→ Written task
Set the listing down again exactly, please, apart from its pictures.
** start of Material provided **
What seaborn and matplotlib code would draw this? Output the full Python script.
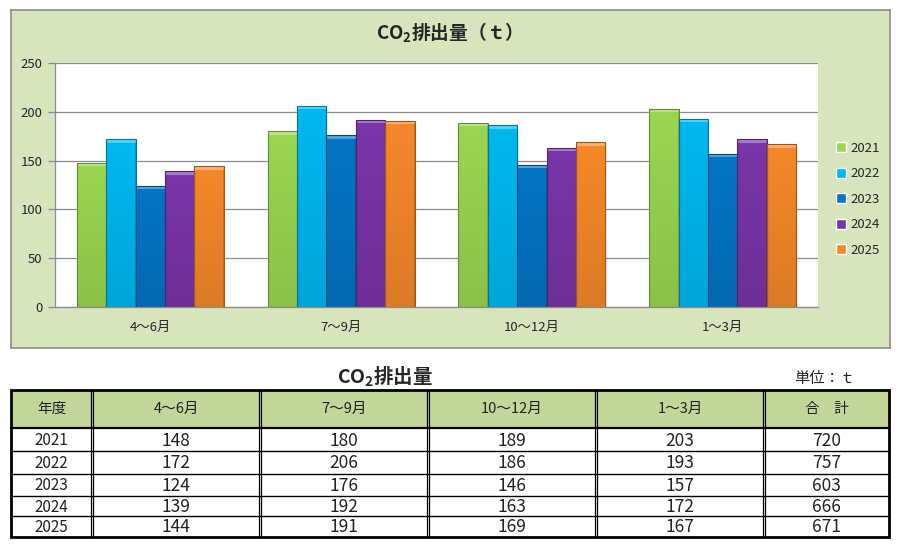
import matplotlib
matplotlib.use("Agg")
import matplotlib.pyplot as plt
from matplotlib.patches import Rectangle
import matplotlib.colors as mcolors
import seaborn as sns
import pandas as pd
import numpy as np

periods = ["4～6月", "7～9月", "10～12月", "1～3月"]
years = ["2021", "2022", "2023", "2024", "2025"]
v2021 = [148, 180, 189, 203]
v2022 = [172, 206, 186, 193]
v2023 = [124, 176, 146, 157]
v2024 = [139, 192, 163, 172]
v2025 = [144, 191, 169, 167]
totals = [720, 757, 603, 666, 671]
yticks = [0, 50, 100, 150, 200, 250]
colors = ["#9BD651", "#00B8F0", "#0474C4", "#7A35A8", "#F5882A"]

series = [v2021, v2022, v2023, v2024, v2025]
rows = []
for y, vals in zip(years, series):
    for p, v in zip(periods, vals):
        rows.append({"period": p, "year": y, "value": v})
df = pd.DataFrame(rows)

sns.set_theme(style="white")
FAM = ["Noto Sans CJK JP", "DejaVu Sans"]
plt.rcParams["font.family"] = FAM
plt.rcParams["mathtext.fontset"] = "custom"
plt.rcParams["mathtext.rm"] = "Noto Sans CJK JP"
plt.rcParams["mathtext.bf"] = "Noto Sans CJK JP:bold"

W, H = 900, 545
fig = plt.figure(figsize=(9, 5.45), dpi=100)
fig.patch.set_facecolor("white")

def fax(x0, y0, x1, y1, **kw):
    return fig.add_axes([x0 / W, 1 - y1 / H, (x1 - x0) / W, (y1 - y0) / H], **kw)

bg = fax(11, 10, 890, 348)
bg.set_facecolor("#D8E4BC")
bg.set_xticks([])
bg.set_yticks([])
for s in bg.spines.values():
    s.set_color("#8C8C8C")
    s.set_linewidth(1.2)
bg.set_zorder(0)

ax = fax(55, 63, 818, 307)
ax.set_zorder(1)
ax.set_facecolor("white")
sns.barplot(data=df, x="period", y="value", hue="year", palette=colors,
            width=0.77, ax=ax, saturation=1, order=periods, hue_order=years)
ax.set_ylim(0, 250)
ax.set_xlim(-0.5, 3.5)

# bevel / gradient shading on each bar
bars = [p for p in ax.patches if p.get_height() > 0]
for p in bars:
    fc = np.array(mcolors.to_rgb(p.get_facecolor()))
    x0, w, h = p.get_x(), p.get_width(), p.get_height()
    ny, nx = max(int(h), 2), 30
    t = np.linspace(0, 1, ny)[:, None, None]
    img = np.ones((ny, nx, 3)) * fc[None, None, :] * (1 - 0.1 * t)
    img[:, :1, :] *= 0.85
    img[:, -1:, :] *= 0.85
    img[:4, :, :] = img[:4, :, :] * 0.65 + 0.35
    img = np.clip(img, 0, 1)
    ax.add_patch(Rectangle((x0 + w, 0), w * 0.05, h * 0.98, facecolor="#000000",
                           alpha=0.07, edgecolor="none", zorder=p.get_zorder() - 0.1))
    im = ax.imshow(img, extent=[x0, x0 + w, 0, h], aspect="auto", origin="upper",
                   zorder=p.get_zorder() + 0.1, interpolation="bilinear")
    im.set_clip_path(p)
    ax.add_patch(Rectangle((x0, 0), w, h, facecolor="none",
                           edgecolor=tuple(fc * 0.65), linewidth=0.8,
                           zorder=p.get_zorder() + 0.2))
ax.set_ylim(0, 250)
ax.set_xlim(-0.5, 3.5)
ax.set_aspect("auto")

ax.set_yticks(yticks)
ax.set_yticklabels([str(t) for t in yticks], fontsize=9.5, family=FAM)
ax.yaxis.grid(True, color="#8C8C8C", linewidth=0.9)
ax.set_axisbelow(True)
ax.set_xlabel("")
ax.set_ylabel("")
ax.set_xticks(range(4))
ax.set_xticklabels(periods, fontsize=9.5, family=FAM)
ax.set_xticks([-0.5, 0.5, 1.5, 2.5, 3.5], minor=True)
ax.tick_params(axis="x", which="major", length=0, pad=10)
ax.tick_params(axis="x", which="minor", length=5, color="#8C8C8C", width=0.9, direction="out")
ax.tick_params(axis="y", length=5, color="#8C8C8C", width=0.9, direction="out", left=True, pad=4)
for s in ["top", "right"]:
    ax.spines[s].set_visible(False)
for s in ["left", "bottom"]:
    ax.spines[s].set_color("#8C8C8C")
    ax.spines[s].set_linewidth(0.9)

handles, labels = ax.get_legend_handles_labels()
ax.legend(handles, labels, loc="upper left", bbox_to_anchor=(824 / W, 1 - 130 / H),
          bbox_transform=fig.transFigure, frameon=False, fontsize=9.5,
          handlelength=0.8, handleheight=0.8, handletextpad=0.3, labelspacing=0.95)

fig.text(445 / W, 1 - 33 / H, r"CO$_\mathbf{2}$排出量（ｔ）", ha="center", va="center",
         fontsize=13.5, fontweight="bold", family=FAM)

# table
fig.text(385 / W, 1 - 377 / H, r"CO$_\mathbf{2}$排出量", ha="center", va="center",
         fontsize=14, fontweight="bold", family=FAM)
fig.text(825 / W, 1 - 379 / H, "単位：ｔ", ha="center", va="center",
         fontsize=11, family=FAM)

tax = fig.add_axes([0, 0, 1, 1])
tax.set_xlim(0, W)
tax.set_ylim(H, 0)
tax.axis("off")

cols = [11, 92, 260, 428, 596, 764, 889]
rys = [390, 428, 451, 474, 496, 516, 537]
tax.add_patch(Rectangle((cols[0], rys[0]), cols[-1] - cols[0], rys[1] - rys[0],
                        facecolor="#C4D79B", edgecolor="none"))
for y in rys[1:-1]:
    tax.plot([cols[0], cols[-1]], [y, y], color="black", lw=1.0 if y != rys[1] else 1.6)
tax.add_patch(Rectangle((cols[0], rys[0]), cols[-1] - cols[0], rys[-1] - rys[0],
                        facecolor="none", edgecolor="black", lw=2.0))
for x in cols[1:-1]:
    tax.plot([x - 1.3, x - 1.3], [rys[0], rys[-1]], color="black", lw=0.9)
    tax.plot([x + 1.3, x + 1.3], [rys[0], rys[-1]], color="black", lw=0.9)

headers = ["年度"] + periods + ["合　計"]
for i, h in enumerate(headers):
    tax.text((cols[i] + cols[i + 1]) / 2, (rys[0] + rys[1]) / 2, h, ha="center",
             va="center", fontsize=10.5, family=FAM, color="#222222")
for r, (y, vals) in enumerate(zip(years, series)):
    cy = (rys[r + 1] + rys[r + 2]) / 2 + 1
    cells = [y] + [str(v) for v in vals] + [str(totals[r])]
    for i, c in enumerate(cells):
        tax.text((cols[i] + cols[i + 1]) / 2, cy, c, ha="center", va="center",
                 fontsize=11 if i == 0 else 12.5, family=FAM, color="#222222")

fig.savefig("out.png", dpi=100)
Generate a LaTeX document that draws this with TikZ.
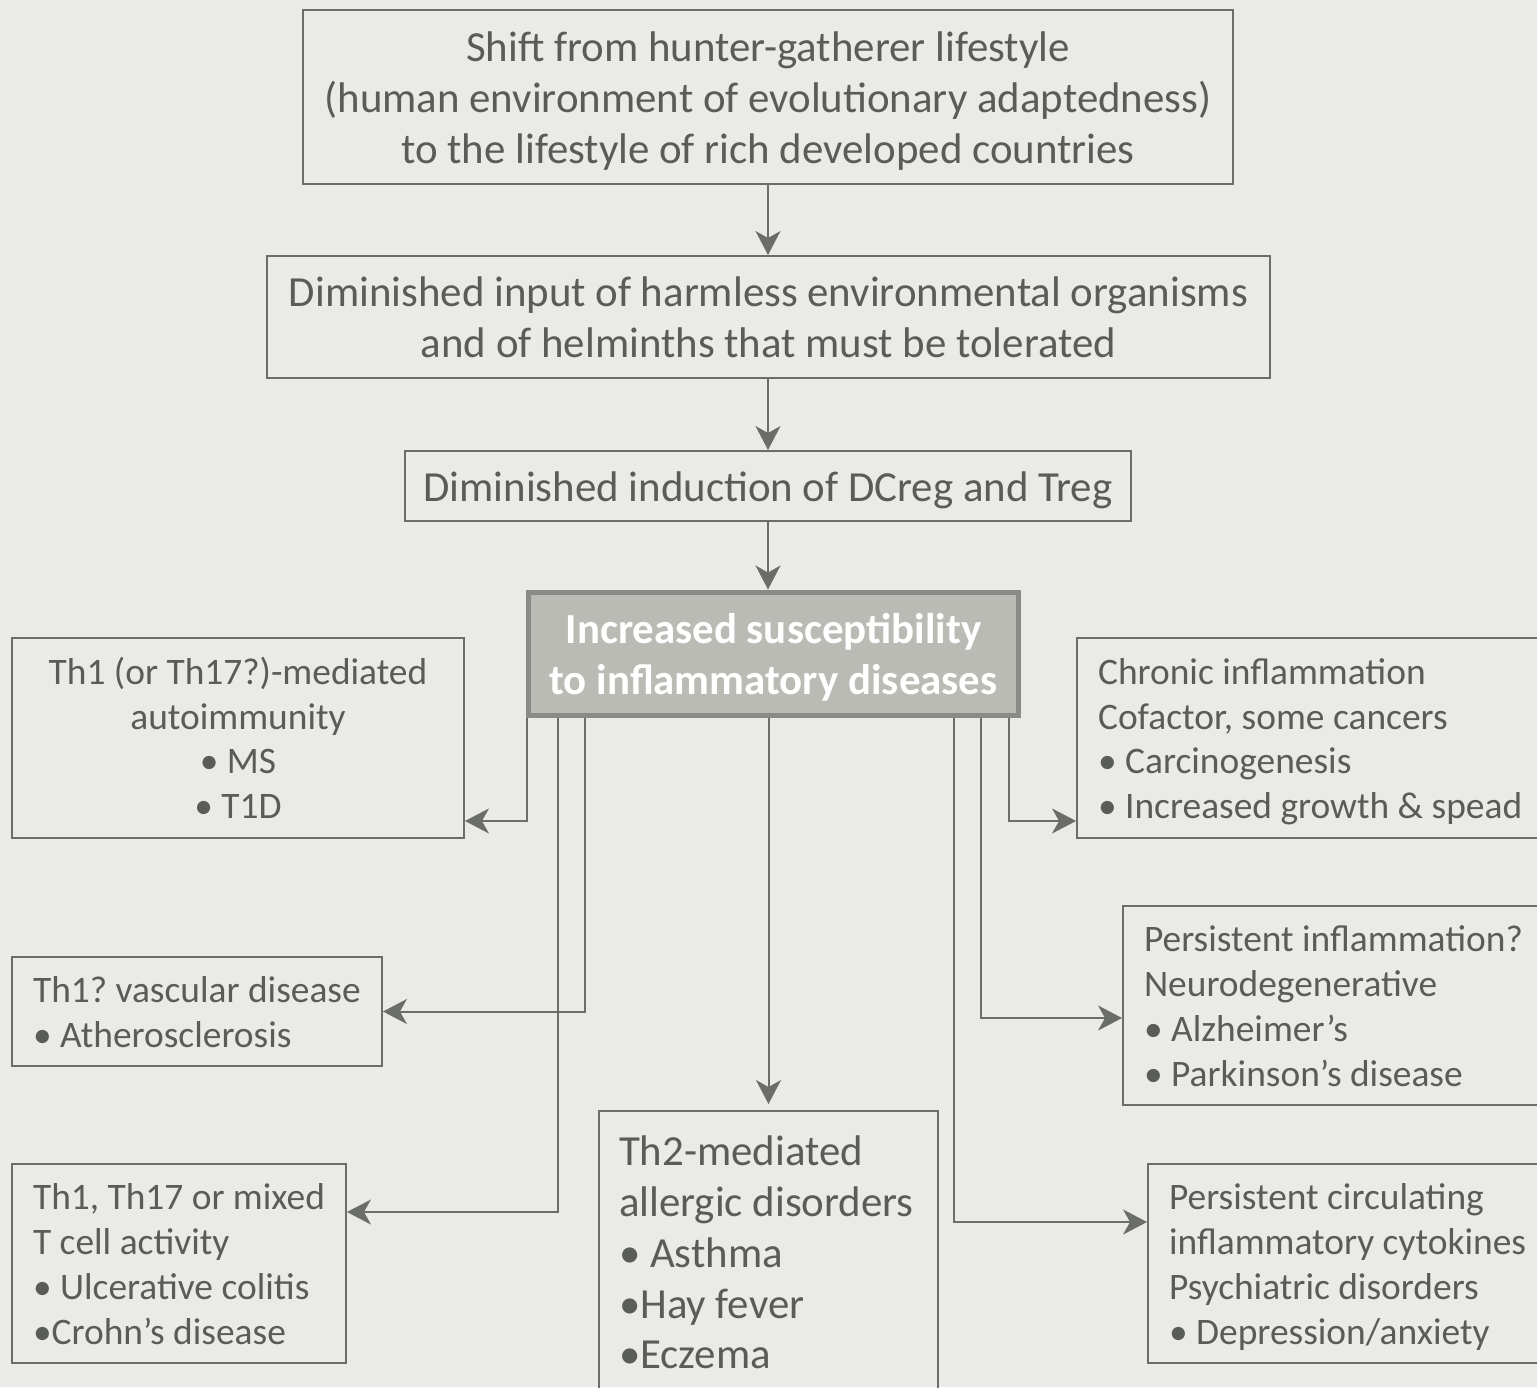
** end of Material provided **
→ Complete response
What seaborn and matplotlib code would draw this? Output the full Python script.
import matplotlib
matplotlib.use("Agg")
import matplotlib.pyplot as plt
from matplotlib.patches import Rectangle
import matplotlib.colors as mcolors
import seaborn as sns
import pandas as pd
import numpy as np

periods = ["4～6月", "7～9月", "10～12月", "1～3月"]
years = ["2021", "2022", "2023", "2024", "2025"]
v2021 = [148, 180, 189, 203]
v2022 = [172, 206, 186, 193]
v2023 = [124, 176, 146, 157]
v2024 = [139, 192, 163, 172]
v2025 = [144, 191, 169, 167]
totals = [720, 757, 603, 666, 671]
yticks = [0, 50, 100, 150, 200, 250]
colors = ["#9BD651", "#00B8F0", "#0474C4", "#7A35A8", "#F5882A"]

series = [v2021, v2022, v2023, v2024, v2025]
rows = []
for y, vals in zip(years, series):
    for p, v in zip(periods, vals):
        rows.append({"period": p, "year": y, "value": v})
df = pd.DataFrame(rows)

sns.set_theme(style="white")
FAM = ["Noto Sans CJK JP", "DejaVu Sans"]
plt.rcParams["font.family"] = FAM
plt.rcParams["mathtext.fontset"] = "custom"
plt.rcParams["mathtext.rm"] = "Noto Sans CJK JP"
plt.rcParams["mathtext.bf"] = "Noto Sans CJK JP:bold"

W, H = 900, 545
fig = plt.figure(figsize=(9, 5.45), dpi=100)
fig.patch.set_facecolor("white")

def fax(x0, y0, x1, y1, **kw):
    return fig.add_axes([x0 / W, 1 - y1 / H, (x1 - x0) / W, (y1 - y0) / H], **kw)

bg = fax(11, 10, 890, 348)
bg.set_facecolor("#D8E4BC")
bg.set_xticks([])
bg.set_yticks([])
for s in bg.spines.values():
    s.set_color("#8C8C8C")
    s.set_linewidth(1.2)
bg.set_zorder(0)

ax = fax(55, 63, 818, 307)
ax.set_zorder(1)
ax.set_facecolor("white")
sns.barplot(data=df, x="period", y="value", hue="year", palette=colors,
            width=0.77, ax=ax, saturation=1, order=periods, hue_order=years)
ax.set_ylim(0, 250)
ax.set_xlim(-0.5, 3.5)

# bevel / gradient shading on each bar
bars = [p for p in ax.patches if p.get_height() > 0]
for p in bars:
    fc = np.array(mcolors.to_rgb(p.get_facecolor()))
    x0, w, h = p.get_x(), p.get_width(), p.get_height()
    ny, nx = max(int(h), 2), 30
    t = np.linspace(0, 1, ny)[:, None, None]
    img = np.ones((ny, nx, 3)) * fc[None, None, :] * (1 - 0.1 * t)
    img[:, :1, :] *= 0.85
    img[:, -1:, :] *= 0.85
    img[:4, :, :] = img[:4, :, :] * 0.65 + 0.35
    img = np.clip(img, 0, 1)
    ax.add_patch(Rectangle((x0 + w, 0), w * 0.05, h * 0.98, facecolor="#000000",
                           alpha=0.07, edgecolor="none", zorder=p.get_zorder() - 0.1))
    im = ax.imshow(img, extent=[x0, x0 + w, 0, h], aspect="auto", origin="upper",
                   zorder=p.get_zorder() + 0.1, interpolation="bilinear")
    im.set_clip_path(p)
    ax.add_patch(Rectangle((x0, 0), w, h, facecolor="none",
                           edgecolor=tuple(fc * 0.65), linewidth=0.8,
                           zorder=p.get_zorder() + 0.2))
ax.set_ylim(0, 250)
ax.set_xlim(-0.5, 3.5)
ax.set_aspect("auto")

ax.set_yticks(yticks)
ax.set_yticklabels([str(t) for t in yticks], fontsize=9.5, family=FAM)
ax.yaxis.grid(True, color="#8C8C8C", linewidth=0.9)
ax.set_axisbelow(True)
ax.set_xlabel("")
ax.set_ylabel("")
ax.set_xticks(range(4))
ax.set_xticklabels(periods, fontsize=9.5, family=FAM)
ax.set_xticks([-0.5, 0.5, 1.5, 2.5, 3.5], minor=True)
ax.tick_params(axis="x", which="major", length=0, pad=10)
ax.tick_params(axis="x", which="minor", length=5, color="#8C8C8C", width=0.9, direction="out")
ax.tick_params(axis="y", length=5, color="#8C8C8C", width=0.9, direction="out", left=True, pad=4)
for s in ["top", "right"]:
    ax.spines[s].set_visible(False)
for s in ["left", "bottom"]:
    ax.spines[s].set_color("#8C8C8C")
    ax.spines[s].set_linewidth(0.9)

handles, labels = ax.get_legend_handles_labels()
ax.legend(handles, labels, loc="upper left", bbox_to_anchor=(824 / W, 1 - 130 / H),
          bbox_transform=fig.transFigure, frameon=False, fontsize=9.5,
          handlelength=0.8, handleheight=0.8, handletextpad=0.3, labelspacing=0.95)

fig.text(445 / W, 1 - 33 / H, r"CO$_\mathbf{2}$排出量（ｔ）", ha="center", va="center",
         fontsize=13.5, fontweight="bold", family=FAM)

# table
fig.text(385 / W, 1 - 377 / H, r"CO$_\mathbf{2}$排出量", ha="center", va="center",
         fontsize=14, fontweight="bold", family=FAM)
fig.text(825 / W, 1 - 379 / H, "単位：ｔ", ha="center", va="center",
         fontsize=11, family=FAM)

tax = fig.add_axes([0, 0, 1, 1])
tax.set_xlim(0, W)
tax.set_ylim(H, 0)
tax.axis("off")

cols = [11, 92, 260, 428, 596, 764, 889]
rys = [390, 428, 451, 474, 496, 516, 537]
tax.add_patch(Rectangle((cols[0], rys[0]), cols[-1] - cols[0], rys[1] - rys[0],
                        facecolor="#C4D79B", edgecolor="none"))
for y in rys[1:-1]:
    tax.plot([cols[0], cols[-1]], [y, y], color="black", lw=1.0 if y != rys[1] else 1.6)
tax.add_patch(Rectangle((cols[0], rys[0]), cols[-1] - cols[0], rys[-1] - rys[0],
                        facecolor="none", edgecolor="black", lw=2.0))
for x in cols[1:-1]:
    tax.plot([x - 1.3, x - 1.3], [rys[0], rys[-1]], color="black", lw=0.9)
    tax.plot([x + 1.3, x + 1.3], [rys[0], rys[-1]], color="black", lw=0.9)

headers = ["年度"] + periods + ["合　計"]
for i, h in enumerate(headers):
    tax.text((cols[i] + cols[i + 1]) / 2, (rys[0] + rys[1]) / 2, h, ha="center",
             va="center", fontsize=10.5, family=FAM, color="#222222")
for r, (y, vals) in enumerate(zip(years, series)):
    cy = (rys[r + 1] + rys[r + 2]) / 2 + 1
    cells = [y] + [str(v) for v in vals] + [str(totals[r])]
    for i, c in enumerate(cells):
        tax.text((cols[i] + cols[i + 1]) / 2, cy, c, ha="center", va="center",
                 fontsize=11 if i == 0 else 12.5, family=FAM, color="#222222")

fig.savefig("out.png", dpi=100)
Generate a LaTeX document that draws this with TikZ.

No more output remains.